Indiferença diante da migração e o tráfico de pessoas
Dessa
missão participam o bispo de Picos (PI) e membro da comissão, dom Plinio José Luz
da Silva, que, diante do tráfico dos seres humanos, denuncia “a indiferença
da sociedade, também da Igreja, em diversas regiões”. Diante disso, o bispo
afirma que estamos diante de “algo que é escondido, mas que existe, e ele
precisa ser considerado e combatido”. Um assunto que quando é falado, “não dá nenhum
impacto, o pessoal não quer discutir sobre esse determinado assunto, entrar nos
fatos”. Ele destaca que na própria CNBB não se fala nesse assunto, ele mesmo
veio conhecer a comissão agora que foi convidado para fazer parte, “mas não
tinha conhecimento desse trabalho que era feito”, sublinhando “o desconhecimento
e por tanto desinteresse” sobre a temática.
Diante
dessa realidade, “eu vejo a necessidade da divulgação para prevenir”. Do
mesmo modo que outras realidades que tem a ver com os pobres e a injustiça
social são debatidas pelas Pastorais Sociais, o bispo de Picos insiste na necessidade
de divulgação, de que nos subsídios da CNBB para as diversas campanhas, seja
contado a realidade, como acontece em Roraima, onde “as pessoas ficam vulneráveis
diante da migração, as pessoas ficam desfavorecidas de todos os recursos”, o
que faz com que as organizações criminosas encontrem a oportunidade para usar os
migrantes como mercadoria.
Dom Plinio
destaca a necessidade de a comissão conhecer a realidade para saber enfrentar
os ataques à vida, essa chaga na vida das vítimas.

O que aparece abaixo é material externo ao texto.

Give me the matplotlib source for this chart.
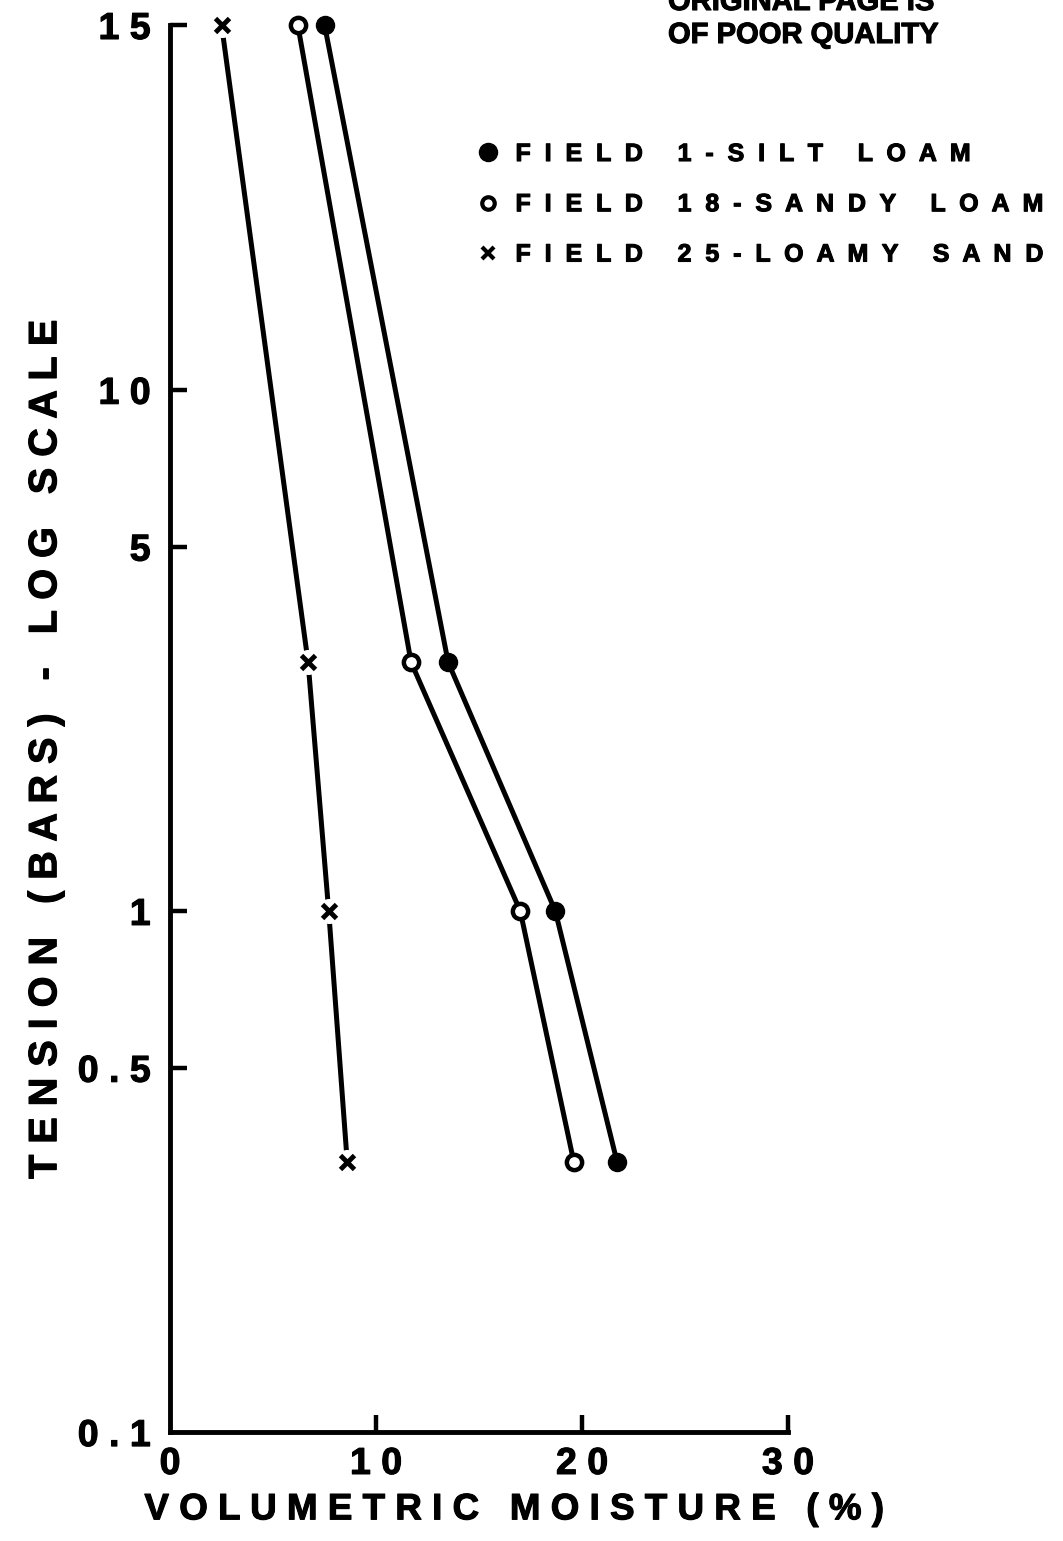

Ele afirma que “esta
missão, ela enriquece a gente com um conhecimento para que possa argumentar
para a sociedade aquilo que a gente conhece”, o que demanda da comissão
estar “permanentemente nessa investigação”, em vista de divulgar fatos nos
meios de comunicação, o que ele considera fundamental, “as pessoas precisam
tomar conhecimento do que está acontecendo e possam reconhecer em volta da
realidade local, casos que são ocultos”.
Defender a vida sempre
Como
Igreja, “nós precisamos defender a vida, desde a sua concepção até o fim
último”, como missão da Igreja, segundo o bispo. Ele destaca que “essa
vida, ela está realmente envolta na realidade”, afirmando que “o maior
sofrimento do povo é gerado por uma sociedade da indiferença, da divisão de
valores, da falta de oportunidades de viver dignamente, principalmente os mais
pobres, os mais vulneráveis, que são os primeiros a sentir esse impacto”. Ele
denuncia iniciativas dentro da Igreja católica que “praticamente excluem de sua
missão essa parte de olhar a pessoa como um todo, na sua dignidade”.
O bispo enfatiza
que “há situações em que só a gente falar na palavra pobre, já são
discriminadas por grupos religiosos que fazem seu trabalho na parte intimista”,
algo aparece na linguagem que leva as pessoas a pedir, “para mim, para minha
família, não se abre espaço para a fraternidade, para a solidariedade”. Diante
disso, ele considera a Campanha da Fraternidade como “um exemplo positivo de
que a Igreja realmente se preocupa com a pessoa como um todo, principalmente
nesse momento em que ela fica vulnerável em seus direitos, sua dignidade”.
Histórias
de vida, de pessoas acompanhadas pela Igreja, que escuta de forma atenta para
poder identificar as dores, as violências, que ajuda os migrantes a conhecer
seus direitos e as ameaças. Migrantes que na fronteira entre o Brasil e a
Venezuela, muitos deles em condições muito precárias, em ocupações, muitas
vezes lideradas por mulheres, que reconhecem e agradecem o apoio da Igreja
católica.
Parabéns pelo brilhante trabalho das Irmãs de São José e pela iniciativa da CNBB de enviar uma comissão conhecer a realidade na fronteira. Que o apelo de Dom Plínio ecoe na sociedade em geral e na Igreja em particular.